> [Data shown]:
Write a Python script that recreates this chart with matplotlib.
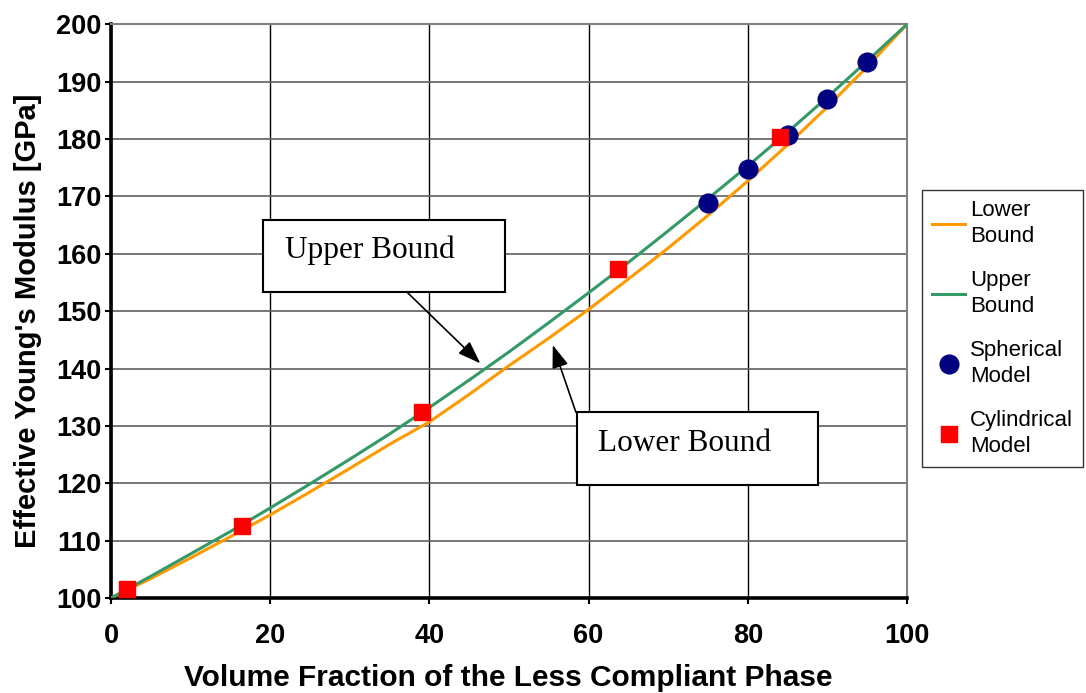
import numpy as np
import matplotlib.pyplot as plt
from matplotlib.patches import Rectangle

# volume fraction of the stiffer phase [%]
vf = [0, 5, 10, 15, 20, 25, 30, 35, 40, 45, 50, 55, 60, 65, 70, 75, 80, 85, 90, 95, 100]
upper = [100, 103.8, 107.7, 111.6, 115.7, 119.9, 124.2, 128.6, 133.2, 138.0, 142.9,
         148.0, 153.2, 158.5, 164.0, 169.6, 175.3, 181.2, 187.3, 193.6, 200]
lower = [100, 103.4, 107.0, 110.7, 114.5, 118.5, 122.6, 126.8, 130.7, 135.5, 140.5,
         145.3, 150.3, 155.6, 161.0, 166.7, 172.7, 179.0, 185.6, 192.6, 200]

sph_vf = [75, 80, 85, 90, 95]
sph_E = [168.8, 174.7, 180.7, 187.0, 193.4]

cyl_vf = [2.0, 16.5, 39.1, 63.7, 84.0]
cyl_E = [101.6, 112.5, 132.4, 157.3, 180.4]

fig = plt.figure(figsize=(10.86, 6.93), dpi=100)
ax = fig.add_axes([0.1022, 0.137, 0.7330, 0.828])

ax.plot(vf, lower, color='#FF9900', lw=2.2, label='Lower\nBound', zorder=3)
ax.plot(vf, upper, color='#339966', lw=2.2, label='Upper\nBound', zorder=3)
ax.plot(sph_vf, sph_E, 'o', color='#000080', ms=13.5, ls='none', label='Spherical\nModel', zorder=4)
ax.plot(cyl_vf, cyl_E, 's', color='#FF0000', ms=11.5, ls='none', label='Cylindrical\nModel', zorder=5)

ax.set_xlim(0, 100)
ax.set_ylim(100, 200)
ax.set_xticks(np.arange(0, 101, 20))
ax.set_yticks(np.arange(100, 201, 10))
ax.xaxis.grid(True, color='black', lw=1)
ax.yaxis.grid(True, color='#606060', lw=1.2)
ax.set_axisbelow(True)

for s in ['left', 'bottom']:
    ax.spines[s].set_linewidth(2.6)
    ax.spines[s].set_color('black')
for s in ['top', 'right']:
    ax.spines[s].set_linewidth(1.5)
    ax.spines[s].set_color('#808080')

ax.tick_params(axis='both', direction='out', length=4, width=1.5, labelsize=19.5)
ax.tick_params(axis='x', pad=14)
ax.tick_params(axis='y', pad=3)
for lab in ax.get_xticklabels() + ax.get_yticklabels():
    lab.set_fontweight('bold')
    lab.set_family('Liberation Sans')

ax.set_xlabel('Volume Fraction of the Less Compliant Phase', fontsize=21.5,
              fontweight='bold', family='Liberation Sans', va='center')
ax.set_ylabel("Effective Young's Modulus [GPa]", fontsize=21,
              fontweight='bold', family='Liberation Sans', va='center')
ax.xaxis.set_label_coords(0.499, -0.139)
ax.yaxis.set_label_coords(-0.104, 0.484)

# callout boxes
for (x0, x1, y0, y1), (tx, ty), text, (ax0, ay0), (ax1, ay1) in [
        ((19.1, 49.5, 153.3, 165.9), (21.9, 160.6), 'Upper Bound', (37.2, 153.3), (46.4, 140.9)),
        ((58.5, 88.8, 119.7, 132.4), (61.2, 127.0), 'Lower Bound', (58.4, 132.4), (55.5, 144.1))]:
    ax.add_patch(Rectangle((x0, y0), x1 - x0, y1 - y0, facecolor='white',
                           edgecolor='black', lw=1.5, zorder=6))
    ax.text(tx, ty, text, family='Liberation Serif', fontsize=22.5,
            va='center', ha='left', zorder=7)
    ax.annotate('', xy=(ax1, ay1), xytext=(ax0, ay0),
                arrowprops=dict(arrowstyle='-|>,head_length=1.4,head_width=0.5',
                                color='black', lw=1.2, shrinkA=0, shrinkB=0), zorder=6)

leg = fig.legend(loc='upper left', bbox_to_anchor=(0.849, 0.726), frameon=True,
                 fancybox=False, edgecolor='black', prop={'family': 'Liberation Sans', 'size': 16},
                 handlelength=1.5, labelspacing=1.05, borderpad=0.45, handletextpad=0.2,
                 borderaxespad=0)
for t in leg.get_texts():
    t.set_linespacing(1.3)
leg.get_frame().set_linewidth(1.0)

fig.savefig('out.png', dpi=100)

> [Problem requirements]: In the listing, find every line containing the word "matplotlib" and list it.

> [Result of the exercise]:
Write a Python script that recreates this chart with matplotlib.
import matplotlib.pyplot as plt
from matplotlib.patches import Rectangle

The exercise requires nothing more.